▶ **TASK PROMPT**
Would you transcribe the listing that follows, character for character, and omit its images?

▶ **SOURCE MATERIAL**
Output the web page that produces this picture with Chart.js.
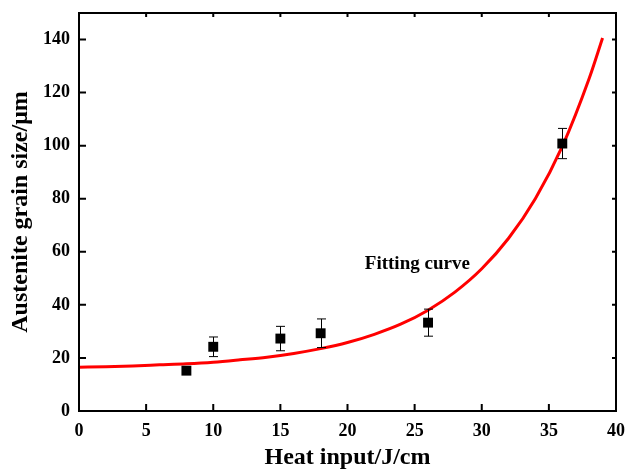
<!DOCTYPE html>
<html>
<head>
<meta charset="utf-8">
<script src="https://cdn.jsdelivr.net/npm/chart.js@4.4.1/dist/chart.umd.min.js"></script>
<style>
    html, body { margin: 0; padding: 0; background: #fff; }
    #wrap { width: 628px; height: 472px; position: relative; }
</style>
</head>
<body>
<div id="wrap"><canvas id="grainChart"></canvas></div>
<script>
    // measured points (heat input J/cm -> grain size um) with error bars
    const heatInput = [8, 10, 15, 18, 26, 36];
    const grainSize = [15.2, 24.2, 27.3, 29.3, 33.3, 100.8];
    const grainErr = [0, 3.7, 4.6, 5.4, 5.1, 5.7];

    // fitting curve
    const curveX = [0, 2, 4, 6, 8, 10, 12, 14, 16, 18, 20, 22, 24, 26, 28, 30, 32, 34, 36, 38, 39];
    const curveY = [16.5, 16.7, 17.0, 17.4, 17.8, 18.4, 19.3, 20.3, 21.7, 23.5, 25.8, 28.9, 32.8, 38.0, 44.8, 53.6, 65.1, 80.1, 99.7, 125.3, 140.6];

    const xTicks = [0, 5, 10, 15, 20, 25, 30, 35, 40];
    const yTicks = [0, 20, 40, 60, 80, 100, 120, 140];

    const SERIF = '"Liberation Serif", "Times New Roman", serif';

    const frameAndBars = {
        id: 'frameAndBars',
        afterDatasetsDraw(chart) {
            const { ctx, chartArea: a, scales: { x, y } } = chart;
            ctx.save();
            // error bars
            ctx.strokeStyle = '#000';
            ctx.lineWidth = 1;
            heatInput.forEach((hx, i) => {
                if (!grainErr[i]) return;
                const px = Math.round(x.getPixelForValue(hx)) + 0.5;
                const top = y.getPixelForValue(grainSize[i] + grainErr[i]);
                const bot = y.getPixelForValue(grainSize[i] - grainErr[i]);
                ctx.beginPath();
                ctx.moveTo(px, top); ctx.lineTo(px, bot);
                ctx.moveTo(px - 4.5, top); ctx.lineTo(px + 4.5, top);
                ctx.moveTo(px - 4.5, bot); ctx.lineTo(px + 4.5, bot);
                ctx.stroke();
            });
            // frame
            ctx.lineWidth = 2;
            ctx.strokeRect(a.left, a.top, a.right - a.left, a.bottom - a.top);
            // inward ticks on all four sides
            ctx.beginPath();
            xTicks.forEach(v => {
                const px = x.getPixelForValue(v);
                ctx.moveTo(px, a.bottom); ctx.lineTo(px, a.bottom - 7);
                ctx.moveTo(px, a.top); ctx.lineTo(px, a.top + 4);
            });
            yTicks.forEach(v => {
                const py = y.getPixelForValue(v);
                ctx.moveTo(a.left, py); ctx.lineTo(a.left + 7, py);
                ctx.moveTo(a.right, py); ctx.lineTo(a.right - 4, py);
            });
            ctx.stroke();
            // curve label
            ctx.fillStyle = '#000';
            ctx.font = 'bold 19px ' + SERIF;
            ctx.textAlign = 'center';
            ctx.textBaseline = 'middle';
            ctx.fillText('Fitting curve', x.getPixelForValue(25.2), y.getPixelForValue(55.5));
            ctx.restore();
        }
    };

    new Chart(document.getElementById('grainChart'), {
        type: 'scatter',
        data: {
            datasets: [{
                label: 'Fitting curve',
                data: curveX.map((v, i) => ({ x: v, y: curveY[i] })),
                showLine: true,
                borderColor: '#ff0000',
                borderWidth: 3,
                pointRadius: 0,
                cubicInterpolationMode: 'monotone',
                order: 2
            }, {
                label: 'Grain size',
                data: heatInput.map((v, i) => ({ x: v, y: grainSize[i] })),
                pointStyle: 'rect',
                pointRadius: 7,
                backgroundColor: '#000',
                borderColor: '#000',
                borderWidth: 0,
                order: 1
            }]
        },
        options: {
            responsive: true,
            maintainAspectRatio: false,
            animation: false,
            layout: { padding: { top: 13, right: 12, left: 0, bottom: 0 } },
            plugins: { legend: { display: false }, tooltip: { enabled: false } },
            scales: {
                x: {
                    type: 'linear', min: 0, max: 40,
                    afterBuildTicks: s => { s.ticks = xTicks.map(v => ({ value: v })); },
                    afterFit: s => { s.height = 61; s.paddingLeft = 0; s.paddingRight = 0; },
                    grid: { display: false, drawTicks: false },
                    border: { display: false },
                    ticks: { color: '#000', padding: 10, maxRotation: 0, font: { family: SERIF, size: 18, weight: 'bold' } },
                    title: { display: true, text: 'Heat input/J/cm', color: '#000', padding: { top: 5, bottom: 0 }, font: { family: SERIF, size: 24, weight: 'bold' } }
                },
                y: {
                    type: 'linear', min: 0, max: 150,
                    afterBuildTicks: s => { s.ticks = yTicks.map(v => ({ value: v })); },
                    afterFit: s => { s.width = 79; s.paddingTop = 0; s.paddingBottom = 0; },
                    grid: { display: false, drawTicks: false },
                    border: { display: false },
                    ticks: { color: '#000', padding: 9, font: { family: SERIF, size: 18, weight: 'bold' } },
                    title: { display: true, text: 'Austenite grain size/μm', color: '#000', padding: { top: 6, bottom: 2 }, font: { family: SERIF, size: 24, weight: 'bold' } }
                }
            }
        },
        plugins: [frameAndBars]
    });
</script>
</body>
</html>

▶ **SOLUTION TO THIS PROBLEM**
Output the web page that produces this picture with Chart.js.
<!DOCTYPE html>
<html>
<head>
<meta charset="utf-8">
<script src="https://cdn.jsdelivr.net/npm/chart.js@4.4.1/dist/chart.umd.min.js"></script>
<style>
    html, body { margin: 0; padding: 0; background: #fff; }
    #wrap { width: 628px; height: 472px; position: relative; }
</style>
</head>
<body>
<div id="wrap"><canvas id="grainChart"></canvas></div>
<script>
    // measured points (heat input J/cm -> grain size um) with error bars
    const heatInput = [8, 10, 15, 18, 26, 36];
    const grainSize = [15.2, 24.2, 27.3, 29.3, 33.3, 100.8];
    const grainErr = [0, 3.7, 4.6, 5.4, 5.1, 5.7];

    // fitting curve
    const curveX = [0, 2, 4, 6, 8, 10, 12, 14, 16, 18, 20, 22, 24, 26, 28, 30, 32, 34, 36, 38, 39];
    const curveY = [16.5, 16.7, 17.0, 17.4, 17.8, 18.4, 19.3, 20.3, 21.7, 23.5, 25.8, 28.9, 32.8, 38.0, 44.8, 53.6, 65.1, 80.1, 99.7, 125.3, 140.6];

    const xTicks = [0, 5, 10, 15, 20, 25, 30, 35, 40];
    const yTicks = [0, 20, 40, 60, 80, 100, 120, 140];

    const SERIF = '"Liberation Serif", "Times New Roman", serif';

    const frameAndBars = {
        id: 'frameAndBars',
        afterDatasetsDraw(chart) {
            const { ctx, chartArea: a, scales: { x, y } } = chart;
            ctx.save();
            // error bars
            ctx.strokeStyle = '#000';
            ctx.lineWidth = 1;
            heatInput.forEach((hx, i) => {
                if (!grainErr[i]) return;
                const px = Math.round(x.getPixelForValue(hx)) + 0.5;
                const top = y.getPixelForValue(grainSize[i] + grainErr[i]);
                const bot = y.getPixelForValue(grainSize[i] - grainErr[i]);
                ctx.beginPath();
                ctx.moveTo(px, top); ctx.lineTo(px, bot);
                ctx.moveTo(px - 4.5, top); ctx.lineTo(px + 4.5, top);
                ctx.moveTo(px - 4.5, bot); ctx.lineTo(px + 4.5, bot);
                ctx.stroke();
            });
            // frame
            ctx.lineWidth = 2;
            ctx.strokeRect(a.left, a.top, a.right - a.left, a.bottom - a.top);
            // inward ticks on all four sides
            ctx.beginPath();
            xTicks.forEach(v => {
                const px = x.getPixelForValue(v);
                ctx.moveTo(px, a.bottom); ctx.lineTo(px, a.bottom - 7);
                ctx.moveTo(px, a.top); ctx.lineTo(px, a.top + 4);
            });
            yTicks.forEach(v => {
                const py = y.getPixelForValue(v);
                ctx.moveTo(a.left, py); ctx.lineTo(a.left + 7, py);
                ctx.moveTo(a.right, py); ctx.lineTo(a.right - 4, py);
            });
            ctx.stroke();
            // curve label
            ctx.fillStyle = '#000';
            ctx.font = 'bold 19px ' + SERIF;
            ctx.textAlign = 'center';
            ctx.textBaseline = 'middle';
            ctx.fillText('Fitting curve', x.getPixelForValue(25.2), y.getPixelForValue(55.5));
            ctx.restore();
        }
    };

    new Chart(document.getElementById('grainChart'), {
        type: 'scatter',
        data: {
            datasets: [{
                label: 'Fitting curve',
                data: curveX.map((v, i) => ({ x: v, y: curveY[i] })),
                showLine: true,
                borderColor: '#ff0000',
                borderWidth: 3,
                pointRadius: 0,
                cubicInterpolationMode: 'monotone',
                order: 2
            }, {
                label: 'Grain size',
                data: heatInput.map((v, i) => ({ x: v, y: grainSize[i] })),
                pointStyle: 'rect',
                pointRadius: 7,
                backgroundColor: '#000',
                borderColor: '#000',
                borderWidth: 0,
                order: 1
            }]
        },
        options: {
            responsive: true,
            maintainAspectRatio: false,
            animation: false,
            layout: { padding: { top: 13, right: 12, left: 0, bottom: 0 } },
            plugins: { legend: { display: false }, tooltip: { enabled: false } },
            scales: {
                x: {
                    type: 'linear', min: 0, max: 40,
                    afterBuildTicks: s => { s.ticks = xTicks.map(v => ({ value: v })); },
                    afterFit: s => { s.height = 61; s.paddingLeft = 0; s.paddingRight = 0; },
                    grid: { display: false, drawTicks: false },
                    border: { display: false },
                    ticks: { color: '#000', padding: 10, maxRotation: 0, font: { family: SERIF, size: 18, weight: 'bold' } },
                    title: { display: true, text: 'Heat input/J/cm', color: '#000', padding: { top: 5, bottom: 0 }, font: { family: SERIF, size: 24, weight: 'bold' } }
                },
                y: {
                    type: 'linear', min: 0, max: 150,
                    afterBuildTicks: s => { s.ticks = yTicks.map(v => ({ value: v })); },
                    afterFit: s => { s.width = 79; s.paddingTop = 0; s.paddingBottom = 0; },
                    grid: { display: false, drawTicks: false },
                    border: { display: false },
                    ticks: { color: '#000', padding: 9, font: { family: SERIF, size: 18, weight: 'bold' } },
                    title: { display: true, text: 'Austenite grain size/μm', color: '#000', padding: { top: 6, bottom: 2 }, font: { family: SERIF, size: 24, weight: 'bold' } }
                }
            }
        },
        plugins: [frameAndBars]
    });
</script>
</body>
</html>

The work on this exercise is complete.